The NYPD has defended its efforts, saying the threat of terrorism means officers cannot wait to open an investigation until a crime is committed. Under rules governing NYPD investigations, officers are allowed to go anywhere the public can go and can prepare reports for "operational planning."
Though the NYPD's infiltration of political groups before the 2004 convention generated some controversy and has become an element in a lawsuit over the arrest, fingerprinting and detention of protesters, the surveillance itself has not been challenged in court.
Flaherty, who also writes for The Huffington Post, said he was not an organizer of the summit, as police wrote in the NYPD report. He said the event described by police actually was a film festival in New Orleans that same week, suggesting that the undercover officer's duties were more widespread than described in the report.
Flaherty said he recalls introducing a film about Palestinians but spoke only briefly and does not understand why that landed him a reference in police files.
"The only threat was the threat of ideas," he said. "I think this idea of secret police following you around is terrifying. It really has an effect of spreading fear and squashing dissent."

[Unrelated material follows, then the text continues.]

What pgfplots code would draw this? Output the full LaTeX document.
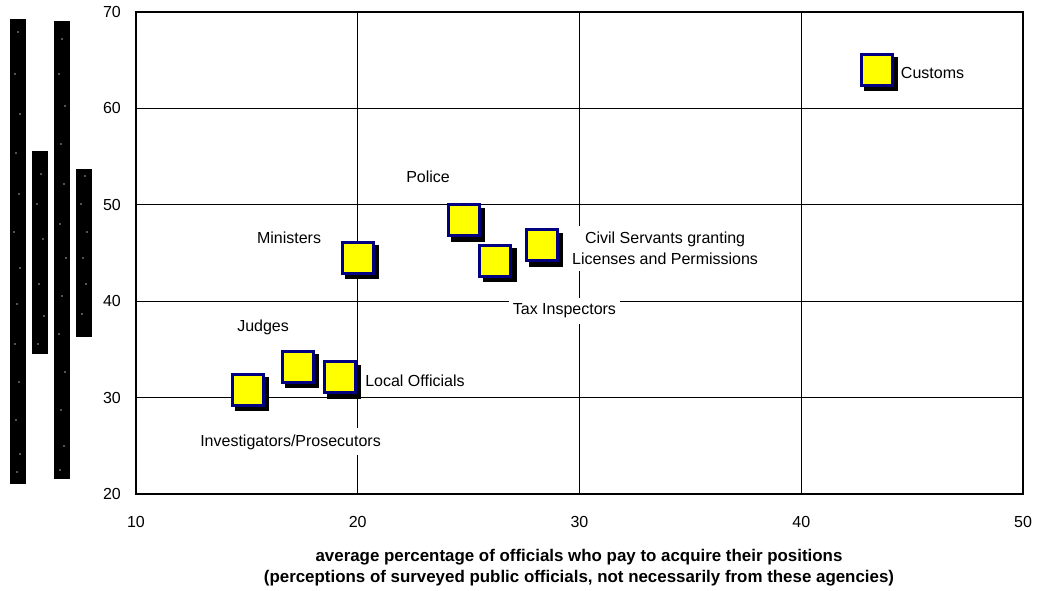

Before the terrorist attacks of September 2001, infiltrating political groups was one of the most tightly controlled powers the NYPD could use. Such investigations were restricted by a longstanding court order in a lawsuit over the NYPD's spying on protest groups in the 1960s.
After the attacks, Cohen told a federal judge that, to keep the city safe, police must be allowed to open investigations before there's evidence of a crime. A federal judge agreed and relaxed the rules.
Since then, police have monitored not only suspected terrorists but also entire Muslim neighborhoods, mosques, restaurants and law-abiding protesters.
Keeping tabs on planned demonstrations is a key function of Cohen's division. Investigators with his Cyber Intelligence Unit monitor websites of activist groups, and undercover officers put themselves on email distribution lists for upcoming events. Plainclothes officers collect fliers on public demonstrations. Officers and informants infiltrate the groups and attend rallies, parades and marches.
Intelligence analysts take all this information and distill it into summaries for Police Commissioner Raymond Kelly's daily briefing, documents show.
The April 2008 memo offers an unusually candid view of how political monitoring fit into the NYPD's larger, post-9/11 intelligence mission. As the AP has reported previously, Cohen's unit has transformed the NYPD into one of the most aggressive domestic intelligence agencies in the United States, one that infiltrated Muslim student groups, monitored their websites and used informants as listening posts inside mosques.
Along with the political monitoring, the document describes plans to use informants to monitor mosques for conversations about the imminent verdict in the trial of three NYPD officers charged in the 2006 shooting death of Sean Bell, an unarmed man who died in a hail of gunfire. Police were worried about how the black community, particularly the New Black Panther Party, would respond to the verdict, according to this and other documents obtained by the AP.
The document also contained details of a whitewater rafting trip that an undercover officer attended with Muslim students from City College New York.
"The group prayed at least four times a day, and much of the conversation was spent discussing Islam and was religious in nature," the report reads.
Eugene Puryear, 26, an activist who attended the New Orleans summit, said he was not surprised to learn that police were monitoring it. He said it was entirely peaceful, a way to connect community organizers around the issues of racism and the rights of the poor. But he described it as a challenge to corporate power and said the NYPD probably felt threatened by it.
"From their perspective, they need to spy on peaceful groups so they're not effective at putting out their peaceful message," he said. "They are threatened by anything challenging the status quo."